━━ SOURCE MATERIAL ━━

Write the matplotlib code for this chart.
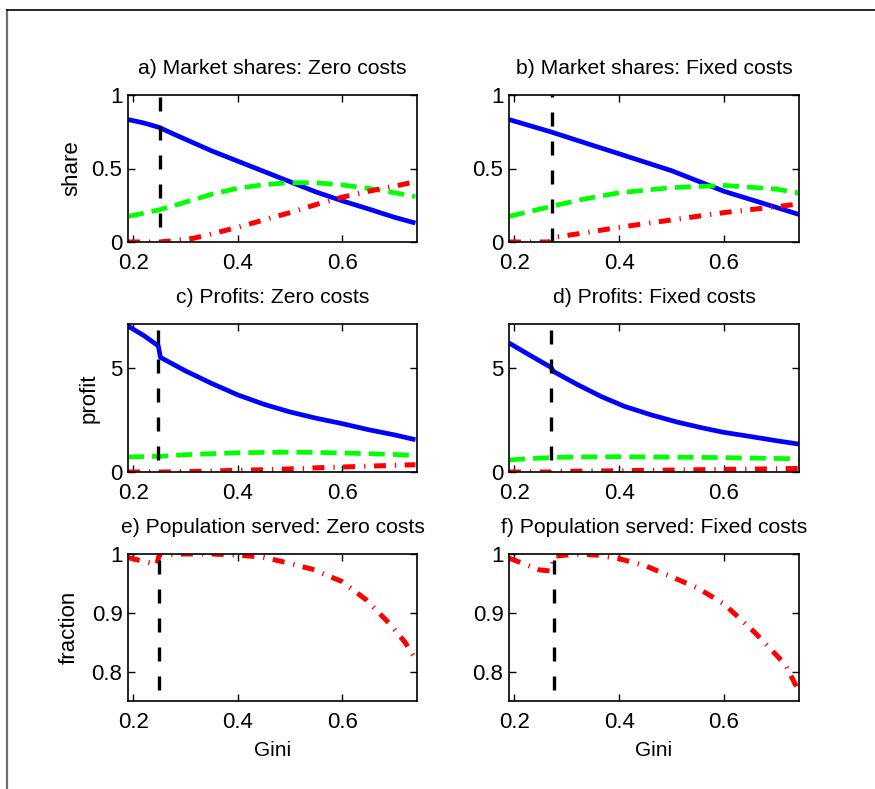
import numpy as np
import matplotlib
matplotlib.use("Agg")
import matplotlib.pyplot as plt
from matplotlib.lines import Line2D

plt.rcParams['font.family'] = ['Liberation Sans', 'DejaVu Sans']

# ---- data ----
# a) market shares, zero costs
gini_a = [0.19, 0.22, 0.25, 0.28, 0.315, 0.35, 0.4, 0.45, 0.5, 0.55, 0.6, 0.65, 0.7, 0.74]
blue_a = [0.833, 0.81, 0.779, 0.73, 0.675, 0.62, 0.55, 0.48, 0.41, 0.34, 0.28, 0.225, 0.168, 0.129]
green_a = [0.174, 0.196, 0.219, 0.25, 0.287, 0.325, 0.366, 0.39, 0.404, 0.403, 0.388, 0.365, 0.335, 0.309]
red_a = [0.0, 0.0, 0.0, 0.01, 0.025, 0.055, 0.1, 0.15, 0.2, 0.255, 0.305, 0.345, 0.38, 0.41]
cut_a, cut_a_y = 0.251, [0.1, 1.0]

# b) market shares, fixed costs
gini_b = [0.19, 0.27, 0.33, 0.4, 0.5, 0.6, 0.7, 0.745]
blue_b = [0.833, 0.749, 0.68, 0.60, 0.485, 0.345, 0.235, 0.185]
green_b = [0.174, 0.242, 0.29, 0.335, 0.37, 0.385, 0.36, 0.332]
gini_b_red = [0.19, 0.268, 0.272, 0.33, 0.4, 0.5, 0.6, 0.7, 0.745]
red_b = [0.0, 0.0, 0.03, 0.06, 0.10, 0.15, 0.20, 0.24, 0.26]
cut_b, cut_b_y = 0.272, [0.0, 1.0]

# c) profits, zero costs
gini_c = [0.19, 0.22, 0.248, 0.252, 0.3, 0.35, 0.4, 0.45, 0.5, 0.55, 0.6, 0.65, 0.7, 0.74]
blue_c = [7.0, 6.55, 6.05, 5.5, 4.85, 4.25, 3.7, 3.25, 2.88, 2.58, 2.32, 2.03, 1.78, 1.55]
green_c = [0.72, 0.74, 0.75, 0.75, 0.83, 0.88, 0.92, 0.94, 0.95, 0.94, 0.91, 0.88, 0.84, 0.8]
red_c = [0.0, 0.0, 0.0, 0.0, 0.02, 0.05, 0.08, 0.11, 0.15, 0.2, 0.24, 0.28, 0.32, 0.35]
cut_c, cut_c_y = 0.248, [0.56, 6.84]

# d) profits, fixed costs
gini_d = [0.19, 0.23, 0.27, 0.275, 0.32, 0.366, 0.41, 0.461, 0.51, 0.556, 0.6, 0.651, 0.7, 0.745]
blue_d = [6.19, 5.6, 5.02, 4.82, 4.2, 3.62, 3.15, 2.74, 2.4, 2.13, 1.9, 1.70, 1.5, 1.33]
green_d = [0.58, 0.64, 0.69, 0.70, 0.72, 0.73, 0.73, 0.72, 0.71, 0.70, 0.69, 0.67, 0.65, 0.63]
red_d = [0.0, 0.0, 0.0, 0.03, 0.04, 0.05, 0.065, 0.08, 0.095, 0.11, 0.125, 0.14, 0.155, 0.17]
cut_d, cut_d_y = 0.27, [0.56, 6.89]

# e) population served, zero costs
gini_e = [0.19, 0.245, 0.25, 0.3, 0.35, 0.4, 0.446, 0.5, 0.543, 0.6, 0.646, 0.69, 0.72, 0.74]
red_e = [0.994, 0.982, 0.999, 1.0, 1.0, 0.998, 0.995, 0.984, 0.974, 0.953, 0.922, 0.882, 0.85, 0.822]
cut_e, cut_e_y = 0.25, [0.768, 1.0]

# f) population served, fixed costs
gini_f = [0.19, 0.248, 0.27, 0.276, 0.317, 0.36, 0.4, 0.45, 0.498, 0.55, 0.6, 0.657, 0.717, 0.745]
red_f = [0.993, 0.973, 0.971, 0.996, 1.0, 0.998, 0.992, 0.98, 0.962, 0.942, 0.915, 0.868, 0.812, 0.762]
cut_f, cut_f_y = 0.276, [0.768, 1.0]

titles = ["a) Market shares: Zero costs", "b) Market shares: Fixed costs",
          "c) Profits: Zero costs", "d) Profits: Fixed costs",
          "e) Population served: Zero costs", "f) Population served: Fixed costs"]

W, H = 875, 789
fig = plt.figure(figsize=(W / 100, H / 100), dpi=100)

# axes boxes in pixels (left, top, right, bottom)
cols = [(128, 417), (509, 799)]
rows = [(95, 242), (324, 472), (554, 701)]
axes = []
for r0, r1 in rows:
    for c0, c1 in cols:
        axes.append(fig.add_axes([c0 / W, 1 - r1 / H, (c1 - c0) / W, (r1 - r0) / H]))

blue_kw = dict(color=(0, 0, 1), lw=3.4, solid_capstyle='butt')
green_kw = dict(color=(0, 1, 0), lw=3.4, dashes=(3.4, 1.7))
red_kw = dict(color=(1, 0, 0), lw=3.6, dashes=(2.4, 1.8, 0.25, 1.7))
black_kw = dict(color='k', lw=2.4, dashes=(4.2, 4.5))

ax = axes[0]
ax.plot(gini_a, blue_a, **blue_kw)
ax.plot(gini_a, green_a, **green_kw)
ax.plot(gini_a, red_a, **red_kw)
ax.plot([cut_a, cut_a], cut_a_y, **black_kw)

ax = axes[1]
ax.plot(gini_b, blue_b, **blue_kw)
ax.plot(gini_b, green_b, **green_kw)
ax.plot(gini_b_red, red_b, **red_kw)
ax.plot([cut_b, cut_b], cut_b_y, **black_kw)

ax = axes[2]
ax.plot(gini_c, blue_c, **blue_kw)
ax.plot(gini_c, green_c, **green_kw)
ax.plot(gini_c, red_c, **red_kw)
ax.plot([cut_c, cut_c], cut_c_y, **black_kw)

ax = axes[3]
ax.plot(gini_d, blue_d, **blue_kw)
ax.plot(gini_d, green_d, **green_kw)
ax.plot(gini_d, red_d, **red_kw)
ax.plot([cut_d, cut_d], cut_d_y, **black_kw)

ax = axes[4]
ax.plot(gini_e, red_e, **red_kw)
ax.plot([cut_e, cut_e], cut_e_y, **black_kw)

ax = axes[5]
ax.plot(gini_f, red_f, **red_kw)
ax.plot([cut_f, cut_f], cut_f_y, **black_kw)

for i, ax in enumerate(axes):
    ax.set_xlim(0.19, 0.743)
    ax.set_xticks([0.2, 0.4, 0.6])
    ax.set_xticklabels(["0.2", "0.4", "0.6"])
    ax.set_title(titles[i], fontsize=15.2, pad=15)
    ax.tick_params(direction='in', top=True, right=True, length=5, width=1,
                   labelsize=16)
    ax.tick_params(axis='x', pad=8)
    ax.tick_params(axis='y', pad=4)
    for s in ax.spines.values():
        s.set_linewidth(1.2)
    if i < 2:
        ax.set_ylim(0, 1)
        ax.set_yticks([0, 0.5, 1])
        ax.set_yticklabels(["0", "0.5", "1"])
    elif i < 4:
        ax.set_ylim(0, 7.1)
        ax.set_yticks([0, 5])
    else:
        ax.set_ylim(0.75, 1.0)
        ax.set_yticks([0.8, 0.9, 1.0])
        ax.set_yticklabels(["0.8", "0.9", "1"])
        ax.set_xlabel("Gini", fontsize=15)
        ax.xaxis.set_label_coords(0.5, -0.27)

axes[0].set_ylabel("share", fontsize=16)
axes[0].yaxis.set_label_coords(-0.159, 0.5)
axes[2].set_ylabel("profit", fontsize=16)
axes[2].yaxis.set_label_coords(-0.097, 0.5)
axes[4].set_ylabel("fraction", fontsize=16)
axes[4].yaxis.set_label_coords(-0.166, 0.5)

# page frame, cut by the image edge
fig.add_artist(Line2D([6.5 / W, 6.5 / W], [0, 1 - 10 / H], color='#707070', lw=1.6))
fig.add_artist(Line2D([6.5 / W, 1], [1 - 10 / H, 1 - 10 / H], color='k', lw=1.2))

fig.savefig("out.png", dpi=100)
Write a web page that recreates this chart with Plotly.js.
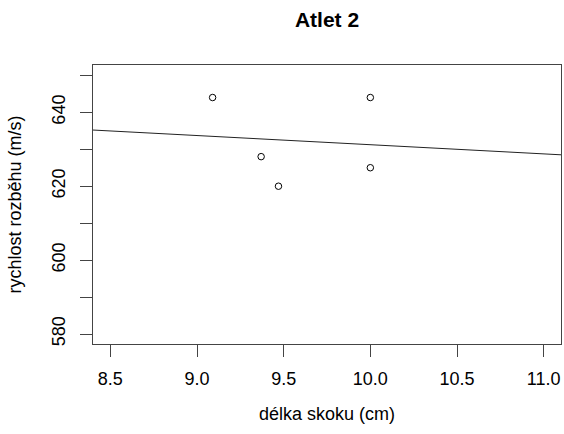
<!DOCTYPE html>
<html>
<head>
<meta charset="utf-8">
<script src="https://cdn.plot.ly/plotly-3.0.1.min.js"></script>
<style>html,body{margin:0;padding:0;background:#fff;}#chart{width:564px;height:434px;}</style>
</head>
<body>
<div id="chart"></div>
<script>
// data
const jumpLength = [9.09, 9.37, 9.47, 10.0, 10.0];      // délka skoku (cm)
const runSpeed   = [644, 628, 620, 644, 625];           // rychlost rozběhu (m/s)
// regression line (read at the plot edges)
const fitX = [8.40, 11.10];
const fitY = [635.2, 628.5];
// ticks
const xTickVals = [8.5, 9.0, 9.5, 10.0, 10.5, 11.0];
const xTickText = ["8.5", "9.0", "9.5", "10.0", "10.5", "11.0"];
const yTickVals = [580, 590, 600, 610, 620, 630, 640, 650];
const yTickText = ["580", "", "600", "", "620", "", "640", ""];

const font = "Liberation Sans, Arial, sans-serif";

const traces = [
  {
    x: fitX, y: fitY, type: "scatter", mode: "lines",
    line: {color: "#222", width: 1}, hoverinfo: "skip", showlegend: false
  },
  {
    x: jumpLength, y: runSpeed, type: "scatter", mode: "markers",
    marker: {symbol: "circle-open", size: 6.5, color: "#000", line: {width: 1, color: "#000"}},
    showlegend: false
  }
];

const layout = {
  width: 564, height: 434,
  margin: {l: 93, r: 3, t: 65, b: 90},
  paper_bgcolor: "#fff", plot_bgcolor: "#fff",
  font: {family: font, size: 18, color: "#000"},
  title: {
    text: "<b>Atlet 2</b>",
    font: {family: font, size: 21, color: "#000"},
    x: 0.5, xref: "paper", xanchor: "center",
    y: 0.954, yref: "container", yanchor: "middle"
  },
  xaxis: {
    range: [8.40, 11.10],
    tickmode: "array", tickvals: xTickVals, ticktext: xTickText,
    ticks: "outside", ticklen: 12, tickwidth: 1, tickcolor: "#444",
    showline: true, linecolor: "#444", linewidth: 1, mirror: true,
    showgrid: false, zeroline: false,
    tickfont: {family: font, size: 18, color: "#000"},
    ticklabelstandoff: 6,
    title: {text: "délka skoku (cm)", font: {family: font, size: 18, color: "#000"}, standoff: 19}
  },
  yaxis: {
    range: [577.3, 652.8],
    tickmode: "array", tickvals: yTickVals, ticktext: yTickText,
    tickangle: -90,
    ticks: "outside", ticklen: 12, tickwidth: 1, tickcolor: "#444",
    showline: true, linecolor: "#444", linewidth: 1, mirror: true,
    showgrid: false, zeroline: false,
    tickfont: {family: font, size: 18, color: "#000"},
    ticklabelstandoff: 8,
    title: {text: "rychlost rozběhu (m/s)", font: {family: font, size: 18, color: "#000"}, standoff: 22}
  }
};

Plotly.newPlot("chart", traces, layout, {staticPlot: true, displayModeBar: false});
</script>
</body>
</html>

━━━

TO BE DONE -> Report the number of lines in the listing where the string "page" appears, and nothing besides.

RESULT OF THE TASK -> 2